I love him!!! congrats!!:wahoo:


----------



## Used2bmimi (Oct 3, 2012)

He even likes the cat.


----------



## Used2bmimi (Oct 3, 2012)

Thank you dnchck. I like him too!...If he finds a buyer he will sell as a buck in July. Let me know if you are interested. I will keep posting as he grows.


----------



## ksalvagno (Oct 6, 2009)

What a cute little guy!


----------



## HoosierShadow (Apr 20, 2010)

He's very cute!  They grow up way too fast though, I wish they stayed little a bit longer!


----------



## Used2bmimi (Oct 3, 2012)

Ya, I agree, way too fast! I am thinking about staggering my breeding program so I have babies every now and then instead of just once a year. But, we love the older ones just as much.


----------



## billiejw89 (May 7, 2014)

He is so cute.


----------



## oakshirefarms (Jul 5, 2013)

He is a great looking guy!

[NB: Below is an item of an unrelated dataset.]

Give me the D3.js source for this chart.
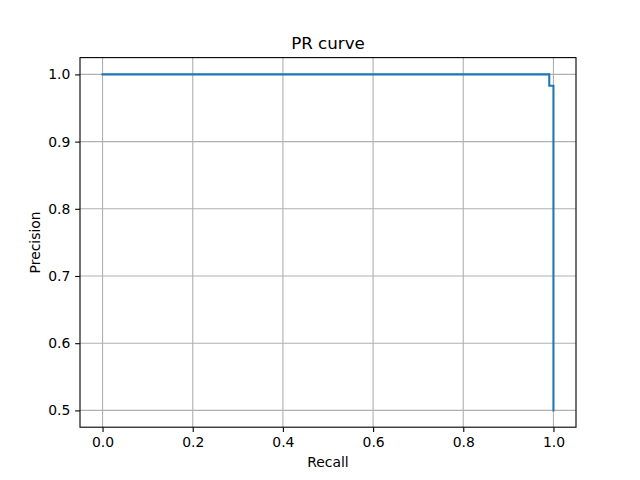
<!DOCTYPE html>
<html>
<head>
<meta charset="utf-8">
<script src="https://cdn.jsdelivr.net/npm/d3@7"></script>
<style>
  body { margin: 0; background: #fff; }
  text { font-family: "DejaVu Sans", sans-serif; fill: #000; }
  .tick text { font-size: 13.9px; }
  .grid line { stroke: #b0b0b0; stroke-width: 1.1px; }
</style>
</head>
<body>
<div id="chart"></div>
<script>
// PR curve data
const recall = [0.0, 0.9907, 1.0];
const precision = [1.0, 0.983, 0.5];
const xTicks = [0.0, 0.2, 0.4, 0.6, 0.8, 1.0];
const yTicks = [0.5, 0.6, 0.7, 0.8, 0.9, 1.0];

const W = 640, H = 480;
const margin = {top: 57.6, right: 64, bottom: 52.8, left: 80};
const width = W - margin.left - margin.right;
const height = H - margin.top - margin.bottom;

const svg = d3.select("#chart").append("svg")
    .attr("width", W)
    .attr("height", H);

const g = svg.append("g")
    .attr("transform", `translate(${margin.left},${margin.top})`);

// matplotlib-style 5% margins
const x = d3.scaleLinear().domain([-0.05, 1.05]).range([0, width]);
const y = d3.scaleLinear().domain([0.475, 1.025]).range([height, 0]);

// grid
g.append("g").attr("class", "grid")
    .selectAll("line").data(xTicks).enter().append("line")
    .attr("x1", d => x(d)).attr("x2", d => x(d))
    .attr("y1", 0).attr("y2", height);
g.append("g").attr("class", "grid")
    .selectAll("line").data(yTicks).enter().append("line")
    .attr("y1", d => y(d)).attr("y2", d => y(d))
    .attr("x1", 0).attr("x2", width);

// curve
const pts = recall.map((r, i) => [r, precision[i]]);
g.append("path")
    .datum(pts)
    .attr("fill", "none")
    .attr("stroke", "#1f77b4")
    .attr("stroke-width", 2.08)
    .attr("stroke-linejoin", "miter")
    .attr("stroke-linecap", "square")
    .attr("d", d3.line().x(d => x(d[0])).y(d => y(d[1])).curve(d3.curveStepAfter));

// axes
const xAxis = g.append("g")
    .attr("transform", `translate(0,${height})`)
    .call(d3.axisBottom(x).tickValues(xTicks).tickFormat(d3.format(".1f")).tickSizeInner(4.86).tickSizeOuter(0).tickPadding(4.86));
const yAxis = g.append("g")
    .call(d3.axisLeft(y).tickValues(yTicks).tickFormat(d3.format(".1f")).tickSizeInner(4.86).tickSizeOuter(0).tickPadding(4.86));

[xAxis, yAxis].forEach(a => {
    a.select(".domain").remove();
    a.selectAll(".tick line").attr("stroke", "#000").attr("stroke-width", 1.1);
});

// frame
g.append("rect")
    .attr("width", width).attr("height", height)
    .attr("fill", "none").attr("stroke", "#000").attr("stroke-width", 1.1);

// labels
svg.append("text")
    .attr("x", margin.left + width / 2).attr("y", margin.top - 8.3)
    .attr("text-anchor", "middle")
    .style("font-size", "16.7px")
    .text("PR curve");

svg.append("text")
    .attr("x", margin.left + width / 2).attr("y", H - 13)
    .attr("text-anchor", "middle")
    .style("font-size", "13.9px")
    .text("Recall");

svg.append("text")
    .attr("transform", `translate(40,${margin.top + height / 2}) rotate(-90)`)
    .attr("text-anchor", "middle")
    .style("font-size", "13.9px")
    .text("Precision");
</script>
</body>
</html>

Glad he is finding so many friends. :lol:


----------



## Crossroads Boers (Feb 19, 2011)

What a handsome guy!


----------



## BCG (Jun 30, 2012)

What is his pedigree


----------



## canyontrailgoats (Jan 4, 2014)

He reminds me of the chick that went up to all the barn animals and asked,"are you my mama?" . Except this time it's a little goat asking everyone, "wanna be my friend?" How sweet!


----------